Fundamental Rights in Digital Times

This summer hasn’t come with the traditional slowing down of the news. You really have to force yourself to disconnect. When you do, you realise not only that this is good for your health, but it also gives you the chance to reconnect with yourself and start considering the value of all that you do, and of all that you are. This is the moment when you recover your identity.

Identity and values

Our identities and our individual values belong to us, and they are deeply rooted in our human experiences. Society has recognised some fundamental rights like privacy that protect our freedom and individual existence. Fundamental rights are declared in constitutions, and they can even be enforced. Nevertheless, we don’t think of those rights so much these days. We just take them for granted, and only protest when they are abused.

Moreover, since the arrival of the Internet in our lives, we have been fascinated by the wonderful possibilities for our communications, and in our daily lives we have become actually dependent on the Internet without considering any of those fundamental rights.

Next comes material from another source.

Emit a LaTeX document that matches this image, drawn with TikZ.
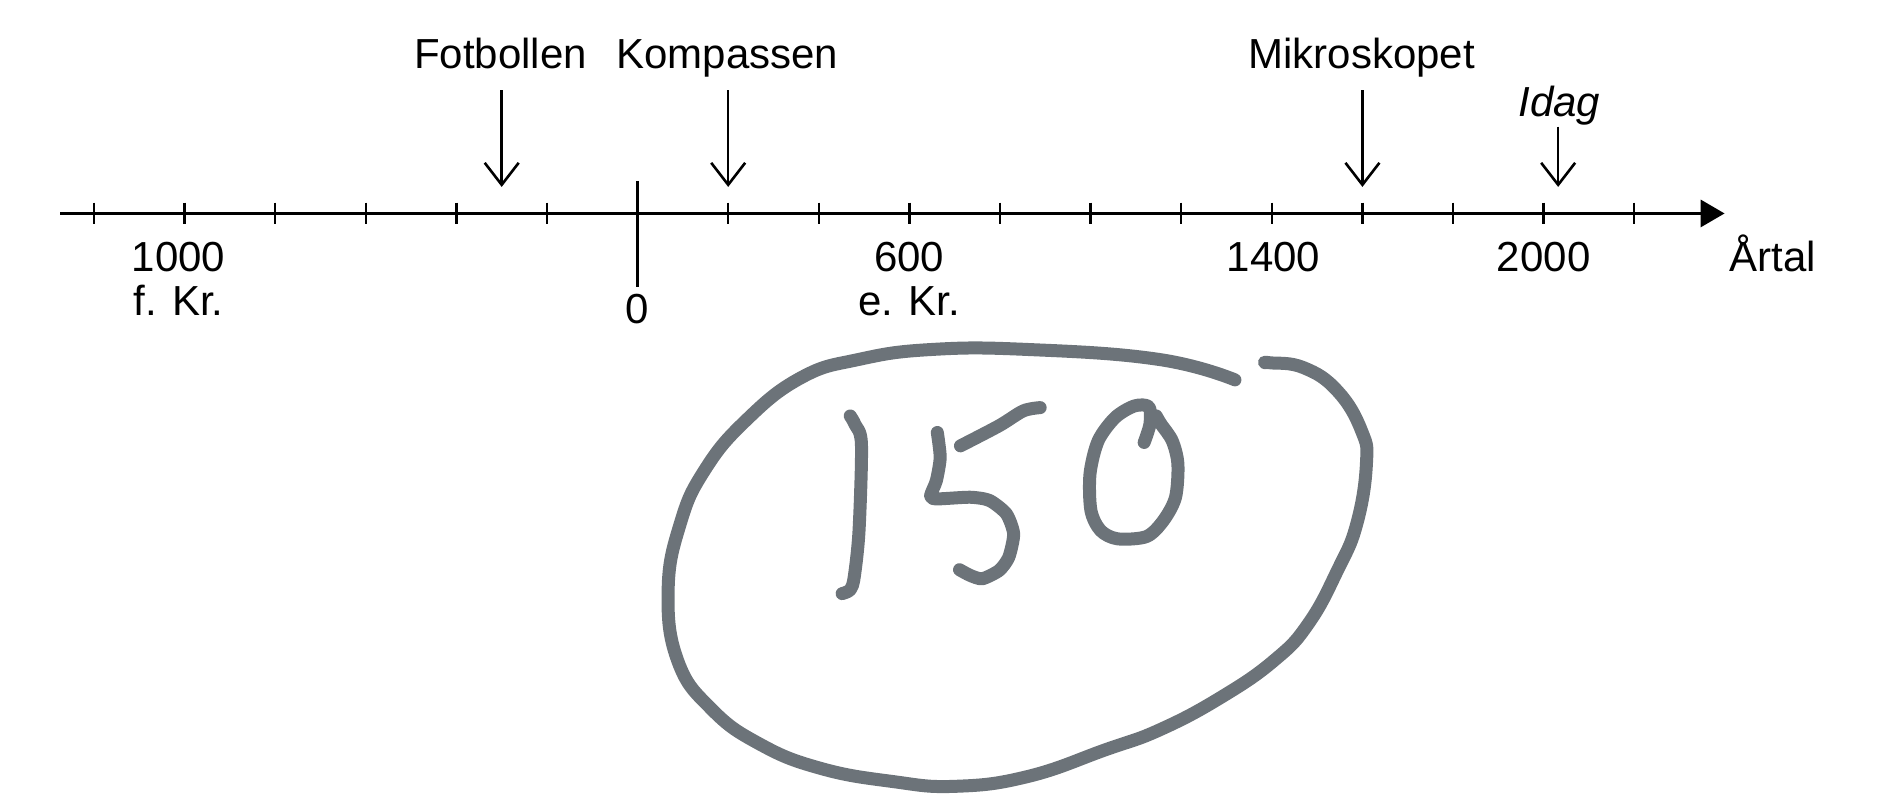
\documentclass[tikz,border=0pt]{standalone}
\usepackage{fontspec}
\setmainfont{Liberation Sans}
\usetikzlibrary{arrows.meta}
\definecolor{pencol}{RGB}{108,115,121}
\begin{document}
\begin{tikzpicture}[x=0.6031pt,y=-0.6031pt,
  lbl/.style={font=\fontsize{21}{25}\selectfont, anchor=base, inner sep=0pt},
  axisline/.style={line width=1.7pt, -{Triangle[length=12pt,width=13.5pt]}},
  tickmark/.style={line width=1.2pt},
  pointer/.style={line width=1.3pt, -{Straight Barb[length=11pt,width=17pt]}},
  penstroke/.style={draw=pencol, line width=6.5pt, line cap=round, line join=round}]
\useasboundingbox (0,0) rectangle (1568,663);
% axis
\coordinate (axstart) at (50,177);
\coordinate (axend) at (1430,177);
\draw[axisline] (axstart) -- (axend);
\foreach \i in {0,...,17}{
  \draw[tickmark] ({78+75.12*\i},168) -- ({78+75.12*\i},186);
}
\coordinate (zt) at (528.7,150);
\coordinate (zb) at (528.7,238);
\draw[tickmark] (zt) -- (zb);
% axis labels
\node[lbl] (l1000) at (148,225) {1000};
\node[lbl] (lfk) at (148,262) {f. Kr.};
\node[lbl] (l0) at (528,268) {0};
\node[lbl] (l600) at (754,225) {600};
\node[lbl] (lek) at (754,262) {e. Kr.};
\node[lbl] (l1400) at (1056,225) {1400};
\node[lbl] (l2000) at (1280,225) {2000};
\node[lbl] (lartal) at (1470,225) {Årtal};
% event labels
\node[lbl] (fot) at (415,57) {Fotbollen};
\node[lbl] (kom) at (603,57) {Kompassen};
\node[lbl] (mik) at (1129,57) {Mikroskopet};
\node[lbl,font=\fontsize{21}{25}\selectfont\itshape] (idag) at (1293,97) {Idag};
% pointers
\coordinate (fa) at (416,75);  \coordinate (fb) at (416,155);
\coordinate (ka) at (603.8,75); \coordinate (kb) at (603.8,155);
\coordinate (ma) at (1129.7,75); \coordinate (mb) at (1129.7,155);
\coordinate (ia) at (1292,105); \coordinate (ib) at (1292,155);
\draw[pointer] (fa) -- (fb);
\draw[pointer] (ka) -- (kb);
\draw[pointer] (ma) -- (mb);
\draw[pointer] (ia) -- (ib);
% handwritten circle
\draw[penstroke] plot[smooth,tension=0.75] coordinates {
 (1024,315) (960.7,298) (852.5,289.8) (772.4,289.8) (712.3,298) (664.2,313.2)
 (618.1,349) (584,390.3) (564,434.4) (554,489.5) (562,548) (590,588)
 (630,617) (680,637) (740,648) (792.4,652) (852.5,643.8) (916.6,621.7)
 (962,605) (1012.8,578) (1056.9,547.3) (1085,517) (1109,473) (1125,434.4)
 (1133,384.8) (1129,357.3) (1109,324.2) (1081,304.9) (1053,300.8) (1049,300.8)};
% digit 1
\draw[penstroke] plot[smooth,tension=0.5] coordinates {
 (705,344.9) (709,352) (714.3,368.3) (712.3,439.9) (708.3,478.5) (705,489) (698.3,492.2)};
% digit 5
\draw[penstroke] plot[smooth,tension=0.4] coordinates {
 (777.2,358.6) (779.6,379.3) (776.4,398.6) (771.6,411) (776.4,413.7) (804.4,412.3)
 (820.5,415) (834.5,426.1) (840.5,442.7) (836.5,462) (828.5,473) (814.5,479.9)
 (804.4,477.1) (795.6,472.4)};
\draw[penstroke] plot[smooth,tension=0.5] coordinates {
 (796.4,369.7) (828.5,353) (848.5,340.7) (862.5,338)};
% digit 0
\draw[penstroke] plot[smooth,tension=0.5] coordinates {
 (948.7,366.9) (953.5,351.7) (952.7,337.4) (940.7,336.6) (924.7,346.2) (910.6,365.5)
 (903.8,393.1) (904.6,423.4) (912.6,439.9) (926.7,446.8) (950.7,444.9) (964.7,431.6)
 (974.7,412.4) (976.7,384.8) (972,365.5) (962.7,351.7) (958.7,344.9)};
\end{tikzpicture}
\end{document}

This explains how fundamental rights have been abused by the big tech companies like Google and  Facebook with no opposition from their vulnerable users.

Time to wake up!

But it is time to wake up and realise the situation. Not only for ourselves, but for the next generations as well. You can watch “The Great Hack”  (Netflix documentary), or have a look at Project Veritas videos, including Google plans to hack U.S. presidential elections… Politics are revealing the problem of manipulation. Our political opinions, our ways of thinking, our preferences and choices are in the hands of a few technological giants we use in our everyday life. But so is our digital identity, our data, our privacy and security.

In such a situation as this one, we might feel some despair, but actually we have the chance to fix the Internet and help build a better web. There is Life after Google, as George Gilder explains in his great book. There are great decentralised computer networks designed so that you can keep in control of your identity, your data, your privacy and your security. Go to the link to understand why we need a decentralised Internet (a 2 minute video by Ryan Shea, co-founder of Blockstack).

I am standing

Now, because I am really concerned about fundamental rights protection (including authors’ intellectual property rights) in the upcoming Internet 3.0, I have become a proud evangelist of Blockstack in Madrid. In 2016 when I first heard about Blockchain technology, I discovered Blockstack, and I started following the progress of their platform for applications that protect your rights.

Moreover, in the next season I am looking to foster discussions and bring awareness on Fundamental Rights in these digital times. Because I think this is the moment to stand for next generations and their free use of the Internet.

As an author I have devoted many years of my life to stand for the Arts and Music as precious tools for human education. Today I cannot undervalue the power of new technologies in the future education of free human beings. Hopefully, I will retake my work as an author at some point, and I will be back to some unfinished projects. But now I feel that my best contribution for the future of education is participating in the construction of a better Internet, respectful with our fundamental rights and freedoms.

Thank you for reading and have a nice time!

Georgina García-Mauriño –LinkedIn

 

“Only Art that is free is vital, only creativity which is free is joyful”.  (Sergei Rachmaninoff and 28 other musicians’open letter to the newspaper Nashi dni, February 2nd 1905).